While living and working in Edinburgh in 2008 I set out to write one million words in 366 days... but only managed 800,737.

Friday, February 8, 2008

One of my favourite words…

Spruik

Verb intransitive, pronounced: sprook

I didn’t learn this word until I moved to Australia and to my knowledge it has never really made it offshore. If you google ‘spruik’, pretty much all the sites are Australian. So what does it mean, all you non-Aussies ask?

First, a textual definition:

Spruik: to promote goods, services, or a cause by addressing people in a public place.

Now, a visual one, courtesy of the Herald Sun Online (Australian of course):


If you can’t be bothered watching the video, here’s a fuller explanation.

In its strictest sense, spruiking is when someone, in my experience they usually have a mic and a portable PA, stand by the entrance of a retail store, usually a jewellery store or something dealing in souvenirs and tacky gifts, and rattles on about the products inside in an attempt to induce people to enter the store. With jewellers in particular, they blather about special Today Only reductions. Sometimes it is not a live person extemporising outside the store, but a recording of someone, usually a blokey Australian male who most certainly has a Dipper moustache.

In the video (shot in Melbourne) there seem to be a lot of spruikers for clothes stores, but in Brisbane (where I spent more of my time), this was uncommon.

The etymology of spruik is unclear. To most Australians, it began with these people trying to sell their wares through the power of speech, but the meaning has been allowed to progress from its strictest sense to now encompass ‘to make an elaborate speech, with persuasive intent.’

It is in this sense that spruik is a handy word to wield. It’s one of those words you can use in context and people who’ve never heard it before will know what you mean.

I’ve used it already on this blog—as a synonym of ‘sell’ or ‘promote’ I guess—and I will probably use it again before the year of a million words is up.

And why should spruik get thirty-two of those million slots?

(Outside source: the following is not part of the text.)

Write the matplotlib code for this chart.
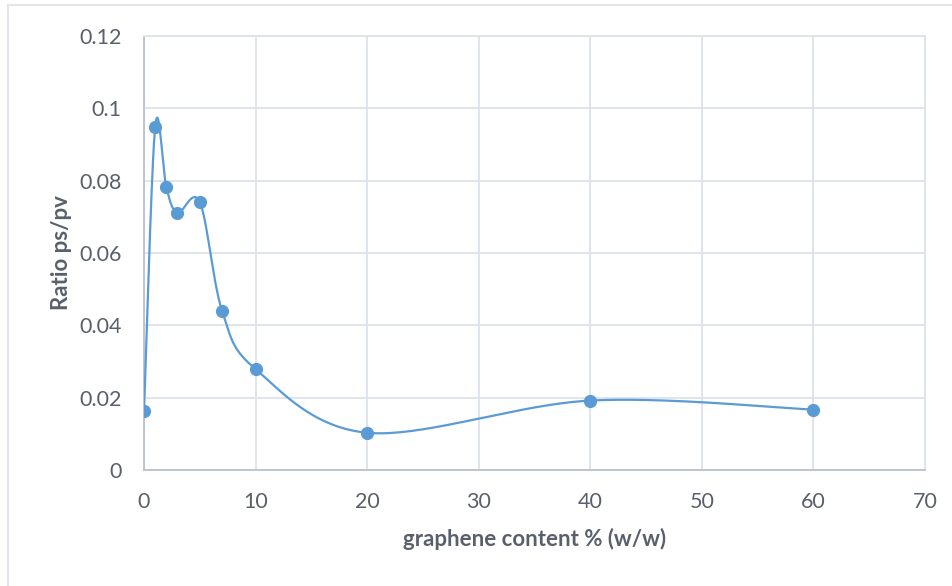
import numpy as np
import matplotlib.pyplot as plt

# graphene content vs ratio ps/pv
content = [0, 1, 2, 3, 5, 7, 10, 20, 40, 60]
ratio = [0.0163, 0.0948, 0.0782, 0.0711, 0.0741, 0.0440, 0.0279, 0.0103, 0.0192, 0.0167]
xticks = [0, 10, 20, 30, 40, 50, 60, 70]
yticks = [0, 0.02, 0.04, 0.06, 0.08, 0.1, 0.12]
ytick_labels = ['0', '0.02', '0.04', '0.06', '0.08', '0.1', '0.12']

blue = '#5b9bd5'
grid_c = '#dde2ea'
txt_c = '#5a606b'


def smooth(xs, ys, n=40):
    # excel-like smoothed line: bezier segments, control points from neighbours
    xs = np.asarray(xs, float)
    ys = np.asarray(ys, float)
    px = np.concatenate([[xs[0]], xs, [xs[-1]]])
    py = np.concatenate([[ys[0]], ys, [ys[-1]]])
    outx, outy = [], []
    t = np.linspace(0, 1, n)
    for i in range(1, len(px) - 2):
        p0 = np.array([px[i], py[i]])
        p3 = np.array([px[i + 1], py[i + 1]])
        c1 = p0 + (np.array([px[i + 1], py[i + 1]]) - np.array([px[i - 1], py[i - 1]])) / 6
        c2 = p3 - (np.array([px[i + 2], py[i + 2]]) - np.array([px[i], py[i]])) / 6
        for k in range(2):
            seg = ((1 - t) ** 3 * p0[k] + 3 * (1 - t) ** 2 * t * c1[k]
                   + 3 * (1 - t) * t ** 2 * c2[k] + t ** 3 * p3[k])
            (outx if k == 0 else outy).append(seg)
    return np.concatenate(outx), np.concatenate(outy)


plt.rcParams['font.family'] = ['Lato', 'DejaVu Sans']

fig = plt.figure(figsize=(9.53, 5.86), dpi=100)
ax = fig.add_axes([144 / 953, 1 - 470 / 586, (925 - 144) / 953, (470 - 36) / 586])

# outer chart border
fig.add_artist(plt.Line2D([8 / 953, 1.0], [1 - 5 / 586, 1 - 5 / 586], color='#e2e6ec', lw=1.5))
fig.add_artist(plt.Line2D([8 / 953, 8 / 953], [0, 1 - 5 / 586], color='#e2e6ec', lw=1.5))

sx, sy = smooth(content, ratio)
ax.plot(sx, sy, color=blue, lw=1.6, zorder=3)
ax.plot(content, ratio, 'o', color=blue, markersize=8.5, zorder=4)

ax.set_xlim(0, 70)
ax.set_ylim(0, 0.12)
ax.set_xticks(xticks)
ax.set_yticks(yticks)
ax.set_yticklabels(ytick_labels)
ax.grid(True, color=grid_c, lw=1.3)
ax.set_axisbelow(True)

for s in ['top', 'right']:
    ax.spines[s].set_color(grid_c)
    ax.spines[s].set_linewidth(1.3)
for s in ['left', 'bottom']:
    ax.spines[s].set_color('#b8c2cf')
    ax.spines[s].set_linewidth(1.3)

ax.tick_params(length=0, labelsize=15.5, colors=txt_c)
ax.tick_params(axis='x', pad=16)
ax.tick_params(axis='y', pad=16)

ax.set_xlabel('graphene content % (w/w)', fontsize=16, fontweight='bold', color=txt_c, labelpad=11)
ax.set_ylabel('Ratio ps/pv', fontsize=16, fontweight='bold', color=txt_c, labelpad=5)

fig.savefig('out.png', dpi=100)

The sound of it in spoken English and the look of it on the page—both have that element of surprise. The uncommon union of “uik” is a thing of beauty in my opinion. If it was spelt sprook, it would lose something. And even though sprook is how I and other online definitions have transcribed the pronunciation, it’s not quite like ‘spook’ with an ‘r’ in it. It’s its very own animal.

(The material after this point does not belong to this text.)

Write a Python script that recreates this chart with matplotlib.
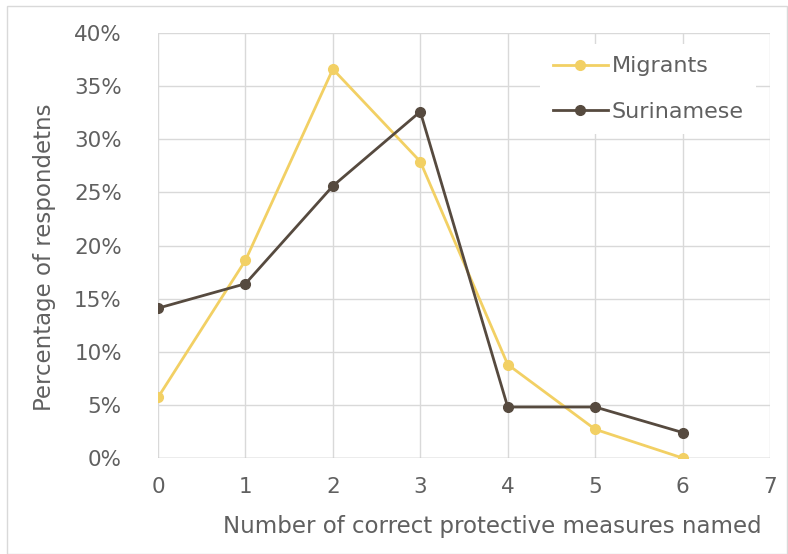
import matplotlib.pyplot as plt
from matplotlib.patches import Rectangle

# data
measures = [0, 1, 2, 3, 4, 5, 6]
migrants = [5.7, 18.6, 36.6, 27.9, 8.8, 2.7, 0.0]
surinamese = [14.1, 16.4, 25.6, 32.6, 4.8, 4.8, 2.4]
y_ticks = [0, 5, 10, 15, 20, 25, 30, 35, 40]

text_col = '#606060'
plt.rcParams['font.family'] = ['DejaVu Sans']

fig = plt.figure(figsize=(7.88, 5.54), dpi=100)
fig.patches.append(Rectangle((0.009, 0.0), 0.99, 0.99, transform=fig.transFigure,
                             fill=False, edgecolor='#d9d9d9', lw=1))
ax = fig.add_axes([158/788, 1 - 458/554, (770-158)/788, (458-33)/554])

ax.plot(measures, migrants, '-o', color='#F2D064', lw=2, ms=7, label='Migrants', zorder=3)
ax.plot(measures, surinamese, '-o', color='#564A3F', lw=2, ms=7, label='Surinamese', zorder=4)

ax.set_xlim(0, 7)
ax.set_ylim(0, 40)
ax.set_xticks(range(8))
ax.set_yticks(y_ticks)
ax.set_yticklabels([f'{t}%' for t in y_ticks])
ax.grid(True, color='#d9d9d9', lw=1)
ax.set_axisbelow(True)
for s in ax.spines.values():
    s.set_visible(False)
ax.axhline(0, color='#bfbfbf', lw=1, zorder=1)
ax.tick_params(length=0, colors=text_col, labelsize=15.5)
ax.tick_params(axis='x', pad=14)
ax.tick_params(axis='y', pad=26)

# axis titles placed in figure pixels to match the original layout
fig.text(45/788, 1 - 257/554, 'Percentage of respondetns', rotation=90,
         color=text_col, fontsize=16.5, ha='center', va='center')
fig.text(492/788, 1 - 527/554, 'Number of correct protective measures named',
         color=text_col, fontsize=16.5, ha='center', va='center')

leg = ax.legend(loc='upper right', bbox_to_anchor=(0.995, 1.0), frameon=True,
                fontsize=16, handlelength=2.5, handletextpad=0.15, labelspacing=1.15,
                borderpad=0.55)
leg.get_frame().set_edgecolor('none')
leg.get_frame().set_facecolor('white')
leg.get_frame().set_alpha(1)
for t in leg.get_texts():
    t.set_color(text_col)

fig.savefig('out.png', dpi=100)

That’s why I’m spruiking the use of spruik today. Because it’s a bit of colour you can easily throw into you conversations. Trust me. There will come a time this weekend where you’ll be able to say spruik, spruiks, spruiking or spruiked, even if its just, “I read a blog where this guy was spruiking the use of this word, just which word, I forget.”

[Spruik count: 16 down, 16 to go.]

6 comments:

Anonymous said...

If a writer writes a blog, and nobody reads it, was it really written?

Anonymous said...

I only learnt today that it's an Aussie only word - always just assumed everyone knew it. On thinking about the etymology though, I thought it might be a corruption of Dutch 'spreken' or German 'sprechen' for 'speak'. Completely unfounded theory, but 'spruik' strikes me as being some form of borrowed word.

Anonymous said...

I've always heard it pronounced 'sprowk', with the 'ow' sound the same as in 'cow'.

I get the feeling it's from Dutch as well.

Anonymous said...

I think it might be from the Scottish dialectical word 'to speak'.

Anonymous said...

actually, it might also be from the German sprechen - to speak - but could have arrived - Dutch participle is 'sprook' I believe -- or possibly from a Northern dialect in the UK...

Clarkey said...

I was just using "spruik" in an email to a friend referring to what I had been doing for a political party at an election here over the weekend. I've used the word often enough before - always pronounced (and always heard as) "sprewk", not "sprowk" incidentally - and in writing it, which I've certainly done before, I suddenly had one of those good-grief-is-that-really-how-you-spell-it moments, which made me google it, and which brought me to your very enjoyable post. And I'm prompted to comment - so many years on - that I completely agree with you about "uik" being a thing of beauty! 'tis a wonderful word indeed. That's all, cheerio!